Omit all pictures. Copy the rest of the material exactly.

============

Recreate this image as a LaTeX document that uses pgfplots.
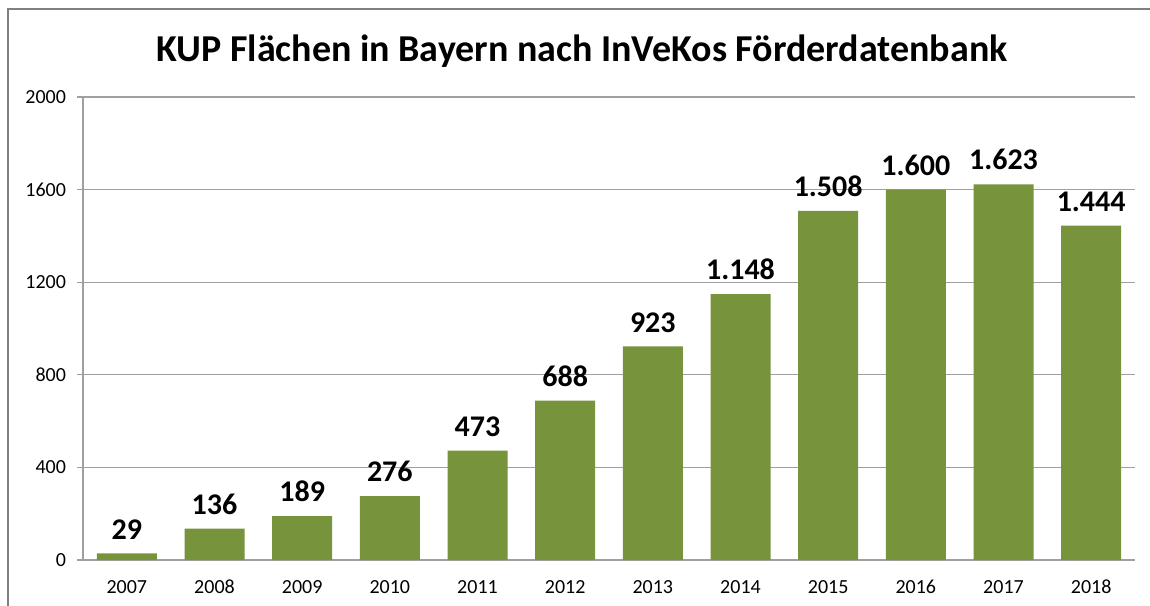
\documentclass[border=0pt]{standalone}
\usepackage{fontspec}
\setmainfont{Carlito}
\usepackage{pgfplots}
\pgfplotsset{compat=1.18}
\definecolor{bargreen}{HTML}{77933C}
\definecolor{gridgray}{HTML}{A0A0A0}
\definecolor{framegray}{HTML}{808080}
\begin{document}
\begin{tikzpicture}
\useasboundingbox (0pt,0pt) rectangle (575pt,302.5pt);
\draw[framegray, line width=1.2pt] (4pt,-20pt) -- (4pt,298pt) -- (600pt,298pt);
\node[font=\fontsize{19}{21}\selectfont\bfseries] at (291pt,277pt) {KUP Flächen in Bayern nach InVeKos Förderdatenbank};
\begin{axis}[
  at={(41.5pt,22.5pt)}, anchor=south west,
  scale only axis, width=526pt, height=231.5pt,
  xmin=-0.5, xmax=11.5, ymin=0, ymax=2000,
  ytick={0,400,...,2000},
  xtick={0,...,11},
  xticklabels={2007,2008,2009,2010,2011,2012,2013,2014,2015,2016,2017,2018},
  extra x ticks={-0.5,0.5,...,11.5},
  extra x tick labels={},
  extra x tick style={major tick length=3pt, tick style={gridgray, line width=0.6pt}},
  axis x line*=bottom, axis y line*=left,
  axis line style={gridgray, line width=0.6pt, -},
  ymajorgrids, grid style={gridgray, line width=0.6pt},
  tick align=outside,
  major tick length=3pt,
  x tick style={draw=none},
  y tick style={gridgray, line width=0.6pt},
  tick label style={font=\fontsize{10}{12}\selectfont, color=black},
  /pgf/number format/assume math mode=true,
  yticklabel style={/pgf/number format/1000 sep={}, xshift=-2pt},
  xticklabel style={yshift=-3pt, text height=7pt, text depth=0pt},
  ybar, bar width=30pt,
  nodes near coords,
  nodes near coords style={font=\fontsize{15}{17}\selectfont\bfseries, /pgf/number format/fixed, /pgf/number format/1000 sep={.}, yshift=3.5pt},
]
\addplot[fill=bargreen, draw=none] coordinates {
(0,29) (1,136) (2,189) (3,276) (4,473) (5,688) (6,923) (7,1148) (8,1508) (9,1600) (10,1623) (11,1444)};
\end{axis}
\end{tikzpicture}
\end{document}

============

▸ **Task response**
Recreate this image as a LaTeX document that uses pgfplots.
\documentclass[border=0pt]{standalone}
\usepackage{fontspec}
\setmainfont{Carlito}
\usepackage{pgfplots}
\pgfplotsset{compat=1.18}
\definecolor{bargreen}{HTML}{77933C}
\definecolor{gridgray}{HTML}{A0A0A0}
\definecolor{framegray}{HTML}{808080}
\begin{document}
\begin{tikzpicture}
\useasboundingbox (0pt,0pt) rectangle (575pt,302.5pt);
\draw[framegray, line width=1.2pt] (4pt,-20pt) -- (4pt,298pt) -- (600pt,298pt);
\node[font=\fontsize{19}{21}\selectfont\bfseries] at (291pt,277pt) {KUP Flächen in Bayern nach InVeKos Förderdatenbank};
\begin{axis}[
  at={(41.5pt,22.5pt)}, anchor=south west,
  scale only axis, width=526pt, height=231.5pt,
  xmin=-0.5, xmax=11.5, ymin=0, ymax=2000,
  ytick={0,400,...,2000},
  xtick={0,...,11},
  xticklabels={2007,2008,2009,2010,2011,2012,2013,2014,2015,2016,2017,2018},
  extra x ticks={-0.5,0.5,...,11.5},
  extra x tick labels={},
  extra x tick style={major tick length=3pt, tick style={gridgray, line width=0.6pt}},
  axis x line*=bottom, axis y line*=left,
  axis line style={gridgray, line width=0.6pt, -},
  ymajorgrids, grid style={gridgray, line width=0.6pt},
  tick align=outside,
  major tick length=3pt,
  x tick style={draw=none},
  y tick style={gridgray, line width=0.6pt},
  tick label style={font=\fontsize{10}{12}\selectfont, color=black},
  /pgf/number format/assume math mode=true,
  yticklabel style={/pgf/number format/1000 sep={}, xshift=-2pt},
  xticklabel style={yshift=-3pt, text height=7pt, text depth=0pt},
  ybar, bar width=30pt,
  nodes near coords,
  nodes near coords style={font=\fontsize{15}{17}\selectfont\bfseries, /pgf/number format/fixed, /pgf/number format/1000 sep={.}, yshift=3.5pt},
]
\addplot[fill=bargreen, draw=none] coordinates {
(0,29) (1,136) (2,189) (3,276) (4,473) (5,688) (6,923) (7,1148) (8,1508) (9,1600) (10,1623) (11,1444)};
\end{axis}
\end{tikzpicture}
\end{document}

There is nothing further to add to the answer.